On the other hand, it is difficult to get to know these women because “they are afraid of coercion, of the damage they can do to their family environment if they stop prostitution”.

Esclavitud XXI and other organisations work to try to win the confidence of women and help them. “Only between 1 and 2 per cent of women come out of this situation”, says Rodrigo.



The lack of regulation in Spain, has allowed prostitution to become a big business that moves 22,800 million Euro a year.

A large part of the population still approves it. “People think that they are prostitutes because they have chosen it, and they do not understand the extreme suffering that these women have bore in order to become prostitutes”, Rodrigo says.

Additionally, the age of prostitution clients has decreased. “They are younger. Twenty-year-old kids who go to a brothel as a leisure option, after the disco”.



Apart from the work that can be done in the legal or police field, Jorge Rodrigo says that in order to fight against prostitution and trafficking, regional governments could have an impact on education.

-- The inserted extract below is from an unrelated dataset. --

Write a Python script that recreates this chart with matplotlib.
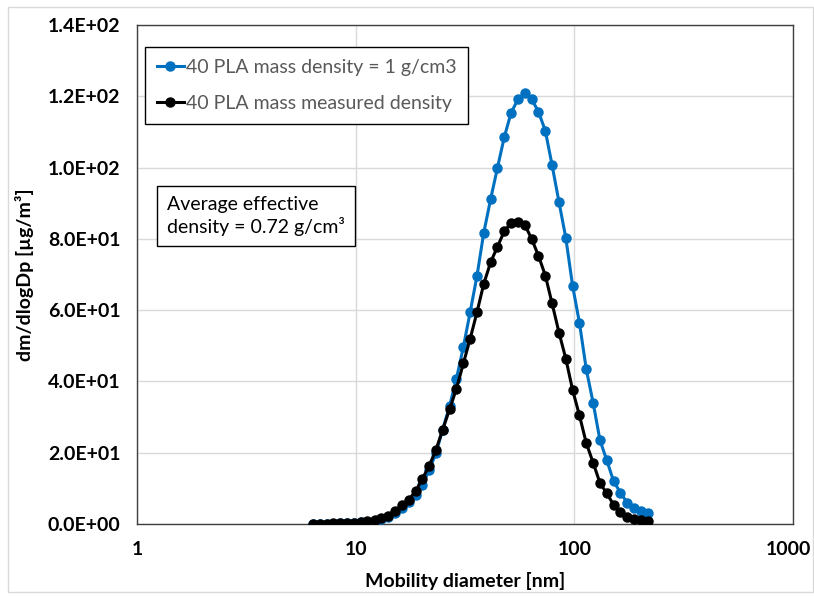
import matplotlib.pyplot as plt
import matplotlib.transforms as mtransforms
from matplotlib.patches import Rectangle

# Размеры частиц (нм), 32 канала на декаду
diam = [6.38, 6.85, 7.37, 7.91, 8.51, 9.14, 9.82, 10.6, 11.3, 12.2,
        13.1, 14.1, 15.1, 16.3, 17.5, 18.8, 20.2, 21.7, 23.3, 25.0,
        26.9, 28.9, 31.1, 33.4, 35.9, 38.5, 41.4, 44.5, 47.8, 51.4,
        55.2, 59.4, 63.8, 68.5, 73.7, 79.1, 85.1, 91.4, 98.2, 105.5,
        113.4, 121.9, 131.0, 140.7, 151.2, 162.5, 174.7, 187.7, 201.7, 216.7]

# dm/dlogDp, плотность = 1 г/см3
mass_rho1 = [0.04, 0.06, 0.08, 0.12, 0.18, 0.25, 0.35, 0.45, 0.65, 0.95,
             1.35, 2.0, 3.1, 4.4, 6.3, 8.2, 11.0, 15.2, 19.9, 26.5,
             33.2, 40.8, 49.7, 59.5, 69.7, 81.6, 91.1, 99.9, 108.5, 115.4,
             119.1, 121.0, 119.2, 115.7, 110.3, 100.7, 90.3, 80.3, 66.8, 56.5,
             43.4, 34.0, 23.5, 17.9, 12.0, 8.8, 5.9, 4.5, 3.6, 3.1]

# dm/dlogDp, измеренная плотность
mass_meas = [0.05, 0.08, 0.1, 0.15, 0.2, 0.3, 0.4, 0.5, 0.8, 1.1,
             1.6, 2.3, 3.6, 5.2, 6.8, 9.2, 12.7, 16.4, 20.8, 26.5,
             32.2, 38.0, 45.1, 52.0, 59.5, 67.3, 73.4, 77.8, 82.1, 84.5,
             84.7, 83.9, 80.0, 75.3, 69.7, 61.9, 53.7, 46.4, 37.6, 30.5,
             22.7, 17.2, 11.5, 8.6, 5.4, 3.5, 2.1, 1.4, 1.1, 0.9]

xticks = [1, 10, 100, 1000]
yticks = [0, 20, 40, 60, 80, 100, 120, 140]
ytick_labels = ["0.0E+00", "2.0E+01", "4.0E+01", "6.0E+01",
                "8.0E+01", "1.0E+02", "1.2E+02", "1.4E+02"]

plt.rcParams['font.family'] = ['Lato', 'DejaVu Sans']

blue = "#0070C0"
W, H = 814, 598
fig = plt.figure(figsize=(W / 100, H / 100), dpi=100)
ax = fig.add_axes([137 / W, 1 - 524 / H, (793 - 137) / W, (524 - 25) / H])

ax.plot(diam, mass_rho1, color=blue, lw=2.2, marker='o', ms=6.5,
        label="40 PLA mass density = 1 g/cm3", zorder=3)
ax.plot(diam, mass_meas, color='black', lw=2.2, marker='o', ms=6.5,
        label="40 PLA mass measured density", zorder=4)

ax.set_xscale('log')
ax.set_xlim(1, 1000)
ax.set_ylim(0, 140)
ax.set_xticks(xticks)
ax.set_xticklabels([str(t) for t in xticks])
ax.minorticks_off()
ax.set_yticks(yticks)
ax.set_yticklabels(ytick_labels)
ax.tick_params(length=0, labelsize=14, pad=12)
for lab in ax.get_xticklabels() + ax.get_yticklabels():
    lab.set_fontweight('bold')
# последнюю подпись чуть левее, чтобы не обрезалась
last = ax.get_xticklabels()[-1]
last.set_transform(last.get_transform() +
                   mtransforms.ScaledTranslation(-5 / 100, 0, fig.dpi_scale_trans))

ax.grid(True, color='#d9d9d9', lw=1)
ax.set_axisbelow(True)
for s in ax.spines.values():
    s.set_color('#404040')
    s.set_linewidth(1)

ax.set_xlabel("Mobility diameter [nm]", fontsize=14, fontweight='bold', labelpad=10)
ax.set_ylabel("dm/dlogDp [µg/m³]", fontsize=14, fontweight='bold', labelpad=10)

leg = ax.legend(loc='upper left', bbox_to_anchor=(145 / W, 1 - 47 / H),
                bbox_transform=fig.transFigure, fontsize=14, frameon=True,
                fancybox=False, framealpha=1, handlelength=1.4, handletextpad=0.1,
                labelspacing=1.0, borderpad=0.6, borderaxespad=0)
leg.get_frame().set_edgecolor('black')
leg.get_frame().set_linewidth(1)
for t in leg.get_texts():
    t.set_color('#595959')

fig.text(167 / W, 1 - 216 / H, "Average effective\ndensity = 0.72 g/cm³",
         fontsize=14, va='center', ha='left', linespacing=1.3,
         bbox=dict(boxstyle='square,pad=0.5', facecolor='white', edgecolor='black', lw=1))

fig.patches.append(Rectangle((8 / W, 6 / H), (W - 9) / W, (H - 13) / H,
                             transform=fig.transFigure, fill=False,
                             edgecolor='#d9d9d9', lw=1))

plt.savefig("out.png", dpi=100)
plt.close()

“Given that this area is transferred to the different regions, much could be done to educate young people about the reality of these women”, he proposes.

“Just like topics such as gender violence or equality have entered the educational field, issues such as human trafficking or prostitution should enter too. This is a pending issue”, Rodrigo adds.



Among the initiatives pepared to raise awareness about traffickig in society, another abolitionist organization, A21, is organizing the march Walk For Freedom, which will be held this October 20, in 22 Spanish cities and elsewhere around the world.


A21 organises the march Walk For Freedom in hundreds of cities worlwide. / WalkForFreedom

In Valencia, the march is organised for the 5th consecutive year. “It consists of a line of people, dressed in black, walking in silence through the streets of the city. Meanwhile, information is distributed to passersby. It is a way to make trafficked women who cannot talk, visible; it is something shocking to see”.